Publication of Meltdown and Spectre

IAIK researchers are part of the international research team that publish critcial vulnerabilities in modern processors: https://meltdownattack.com/

Stefan Mangard receives ERC consolidator Grant

The project “SOPHIA – Securing Software against Physical Attacks” focuses on securing processors against all kinds of side channel attacks.

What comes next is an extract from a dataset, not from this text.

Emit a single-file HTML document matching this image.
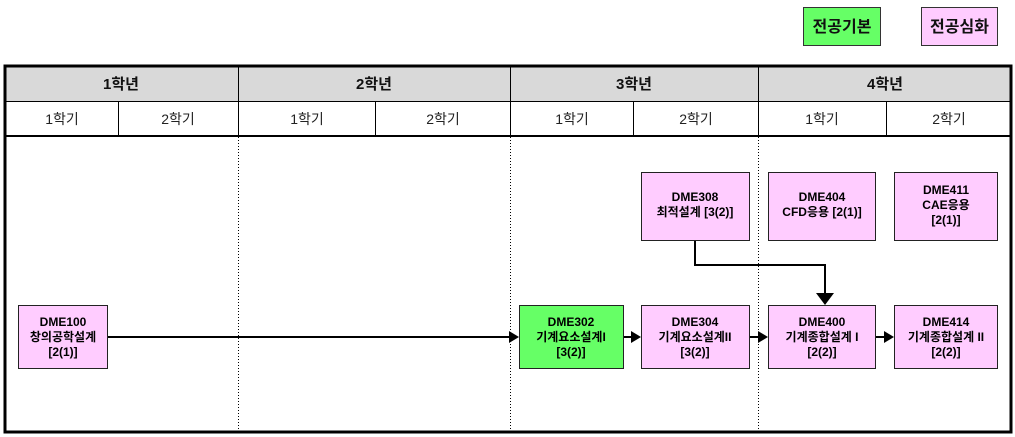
<!DOCTYPE html>
<html><head><meta charset="utf-8"><style>
html,body{margin:0;padding:0;background:#fff;width:1015px;height:437px;overflow:hidden}
svg{display:block}
text{font-family:"Liberation Sans","Noto Sans CJK KR","NanumGothic",sans-serif}
.h{font-size:15px;font-weight:bold;fill:#111}
.s{font-size:14px;fill:#222}
.b{font-size:12px;font-weight:bold;fill:#000}
.l{font-size:16px;font-weight:bold;fill:#111}
</style></head><body>
<svg width="1015" height="437" viewBox="0 0 1015 437" xmlns="http://www.w3.org/2000/svg">
<!-- legend -->
<rect x="803.5" y="7.5" width="77" height="38" fill="#66ff66" stroke="#333"/>
<text class="l" x="842" y="32" text-anchor="middle">전공기본</text>
<rect x="921.5" y="7.5" width="76" height="38" fill="#ffccff" stroke="#333"/>
<text class="l" x="959.5" y="32" text-anchor="middle">전공심화</text>
<!-- header -->
<rect x="5" y="67" width="1006" height="34" fill="#d9d9d9"/>
<line x1="5" y1="101.5" x2="1011" y2="101.5" stroke="#000" stroke-width="1"/>
<line x1="5" y1="136" x2="1011" y2="136" stroke="#000" stroke-width="2"/>
<g stroke="#000" stroke-width="1">
<line x1="238.5" y1="67" x2="238.5" y2="136"/>
<line x1="510.5" y1="67" x2="510.5" y2="136"/>
<line x1="758.5" y1="67" x2="758.5" y2="136"/>
<line x1="118.5" y1="101" x2="118.5" y2="136"/>
<line x1="375.5" y1="101" x2="375.5" y2="136"/>
<line x1="633.5" y1="101" x2="633.5" y2="136"/>
<line x1="886.5" y1="101" x2="886.5" y2="136"/>
</g>
<g stroke="#000" stroke-width="1" stroke-dasharray="1,2">
<line x1="238.5" y1="137" x2="238.5" y2="432"/>
<line x1="510.5" y1="137" x2="510.5" y2="432"/>
<line x1="758.5" y1="137" x2="758.5" y2="432"/>
</g>
<rect x="5" y="66" width="1006" height="366" fill="none" stroke="#000" stroke-width="3"/>
<text class="h" x="121" y="89" text-anchor="middle">1학년</text>
<text class="h" x="374" y="89" text-anchor="middle">2학년</text>
<text class="h" x="634" y="89" text-anchor="middle">3학년</text>
<text class="h" x="885" y="89" text-anchor="middle">4학년</text>
<g class="s" text-anchor="middle">
<text x="62" y="124">1학기</text><text x="178" y="124">2학기</text>
<text x="307" y="124">1학기</text><text x="443" y="124">2학기</text>
<text x="572" y="124">1학기</text><text x="696" y="124">2학기</text>
<text x="822" y="124">1학기</text><text x="949" y="124">2학기</text>
</g>
<!-- connectors -->
<g stroke="#000" stroke-width="2" fill="none">
<line x1="107" y1="337" x2="509" y2="337"/>
<line x1="623" y1="337" x2="632" y2="337"/>
<line x1="749" y1="337" x2="758" y2="337"/>
<line x1="875" y1="337" x2="884" y2="337"/>
<polyline points="695,240 695,265 825,265 825,293"/>
</g>
<g fill="#000">
<polygon points="509,331 519,337 509,343"/>
<polygon points="631,331 641,337 631,343"/>
<polygon points="758,331 768,337 758,343"/>
<polygon points="884,331 894,337 884,343"/>
<polygon points="816,293 834,293 825,305"/>
</g>
<!-- boxes -->
<g stroke="#222" stroke-width="1">
<rect x="18.5" y="305.5" width="89" height="63" fill="#ffccff"/>
<rect x="519.5" y="305.5" width="104" height="63" fill="#66ff66"/>
<rect x="641.5" y="305.5" width="108" height="63" fill="#ffccff"/>
<rect x="768.5" y="305.5" width="107" height="63" fill="#ffccff"/>
<rect x="894.5" y="305.5" width="103" height="63" fill="#ffccff"/>
<rect x="641.5" y="172.5" width="108" height="68" fill="#ffccff"/>
<rect x="768.5" y="172.5" width="107" height="68" fill="#ffccff"/>
<rect x="894.5" y="172.5" width="103" height="68" fill="#ffccff"/>
</g>
<g class="b" text-anchor="middle">
<text x="63" y="326">DME100</text><text x="63" y="341">창의공학설계</text><text x="63" y="356">[2(1)]</text>
<text x="571" y="326">DME302</text><text x="571" y="341">기계요소설계I</text><text x="571" y="356">[3(2)]</text>
<text x="695" y="326">DME304</text><text x="695" y="341">기계요소설계II</text><text x="695" y="356">[3(2)]</text>
<text x="822" y="326">DME400</text><text x="822" y="341">기계종합설계 I</text><text x="822" y="356">[2(2)]</text>
<text x="946" y="326">DME414</text><text x="946" y="341">기계종합설계 II</text><text x="946" y="356">[2(2)]</text>
<text x="695" y="201">DME308</text><text x="695" y="216">최적설계 [3(2)]</text>
<text x="822" y="201">DME404</text><text x="822" y="216">CFD응용 [2(1)]</text>
<text x="946" y="194">DME411</text><text x="946" y="209">CAE응용</text><text x="946" y="224">[2(1)]</text>
</g>
</svg>
</body></html>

Christian Rechberger Joins IAIK

We are delighted to welcome Christian Rechberger to our team ass a full professor for Cryptography. After completing a PhD in Graz, Christian became a postdoc at KU Leuven and then ENS in Ulm. In 2011, Christian accepted a position as an associate professor at DTU in Denmark. From 2008-2013 Christian coordinatied the hash function working group within the ECRYPT II Network of Excellence. Christian’s research interests are in symmetric cryptography.

Stefan Mangard Joins IAIK

We are very happy to announce that Stefan Mangard will join our institute as a full professor for Information Security. Stefan is author of a textbook on power analysis attacks. Before joining us, Stefan worked as lead security architect at the Chip Card and Security division of Infineon in Munich.

Rigorous Systems Engineering

We are proud to announce that we have been awarded a National Research Network grant from FWF. RiSE is the only network grant in Computer Science in Austria. It’s goal is to bring the state of the art in formal methods from after-the-fatct verification to formal methods to help designers write correct code from the get-go. The grant is coordinated by IAIK’s Roderick Bloem and is a collaboration of Armin Biere (Linz), Krishnendu Chatterjee (IST Austria), Uwe Egly (TU Wien), Thomas A. Henzinger (IST Austria), Christoph Kirsch (Salzburg), Helmut Veith (TU Wien), and Ulrich Schmid (TU Wien).